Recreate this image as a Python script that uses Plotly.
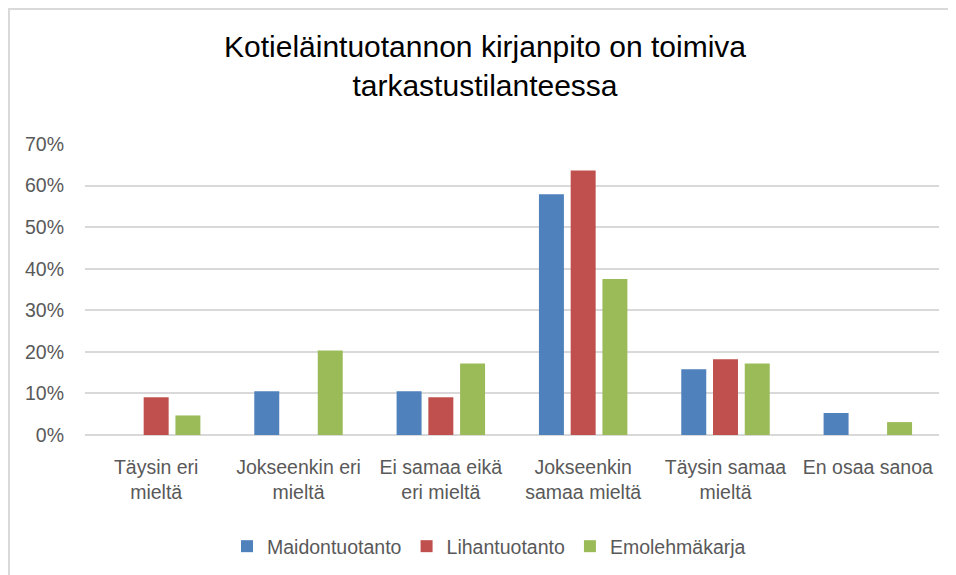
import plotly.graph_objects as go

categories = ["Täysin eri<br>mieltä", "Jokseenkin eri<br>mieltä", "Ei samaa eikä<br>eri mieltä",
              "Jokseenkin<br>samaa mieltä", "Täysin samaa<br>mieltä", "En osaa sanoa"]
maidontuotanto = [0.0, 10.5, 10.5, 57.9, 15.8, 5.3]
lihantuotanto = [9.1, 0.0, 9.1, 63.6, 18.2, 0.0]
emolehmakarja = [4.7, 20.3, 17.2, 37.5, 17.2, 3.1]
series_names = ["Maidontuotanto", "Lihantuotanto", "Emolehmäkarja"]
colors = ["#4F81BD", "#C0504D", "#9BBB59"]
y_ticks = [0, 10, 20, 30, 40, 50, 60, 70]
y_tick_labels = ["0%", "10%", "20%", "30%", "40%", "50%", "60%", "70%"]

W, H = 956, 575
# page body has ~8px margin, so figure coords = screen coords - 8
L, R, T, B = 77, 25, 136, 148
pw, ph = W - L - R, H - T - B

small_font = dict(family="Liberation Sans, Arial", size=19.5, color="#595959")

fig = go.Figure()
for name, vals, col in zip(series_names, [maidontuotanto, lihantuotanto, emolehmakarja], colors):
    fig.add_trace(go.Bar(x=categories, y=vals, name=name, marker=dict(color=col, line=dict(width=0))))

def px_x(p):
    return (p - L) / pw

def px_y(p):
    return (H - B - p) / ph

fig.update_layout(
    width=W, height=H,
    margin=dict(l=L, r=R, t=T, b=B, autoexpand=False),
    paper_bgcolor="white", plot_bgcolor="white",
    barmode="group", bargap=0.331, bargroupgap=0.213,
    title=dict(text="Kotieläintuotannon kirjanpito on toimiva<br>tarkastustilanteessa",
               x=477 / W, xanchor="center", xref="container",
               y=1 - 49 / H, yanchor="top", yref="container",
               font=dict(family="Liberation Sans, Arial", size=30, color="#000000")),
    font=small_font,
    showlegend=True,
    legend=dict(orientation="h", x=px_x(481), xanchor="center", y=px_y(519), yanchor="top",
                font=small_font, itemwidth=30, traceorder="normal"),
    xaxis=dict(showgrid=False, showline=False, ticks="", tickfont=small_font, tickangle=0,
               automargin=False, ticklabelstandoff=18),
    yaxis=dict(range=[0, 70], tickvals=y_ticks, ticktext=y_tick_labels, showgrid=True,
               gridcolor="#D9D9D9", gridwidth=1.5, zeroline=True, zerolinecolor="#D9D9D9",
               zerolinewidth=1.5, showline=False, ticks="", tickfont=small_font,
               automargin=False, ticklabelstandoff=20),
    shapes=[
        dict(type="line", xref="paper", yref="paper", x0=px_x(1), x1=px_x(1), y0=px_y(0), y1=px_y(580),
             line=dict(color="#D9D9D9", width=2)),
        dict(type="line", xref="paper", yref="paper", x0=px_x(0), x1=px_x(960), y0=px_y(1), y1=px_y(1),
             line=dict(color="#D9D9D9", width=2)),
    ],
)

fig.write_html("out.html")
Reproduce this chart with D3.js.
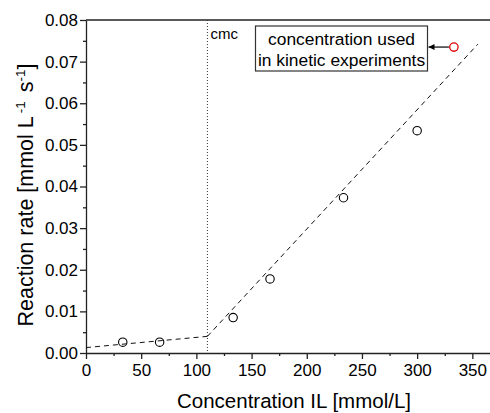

### Exercise
Repeat the listing above exactly from its first line to the line containing "import plotly.graph_objects as go", both included, and omit the pictures.

### The answer
Recreate this image as a Python script that uses Plotly.
import plotly.graph_objects as go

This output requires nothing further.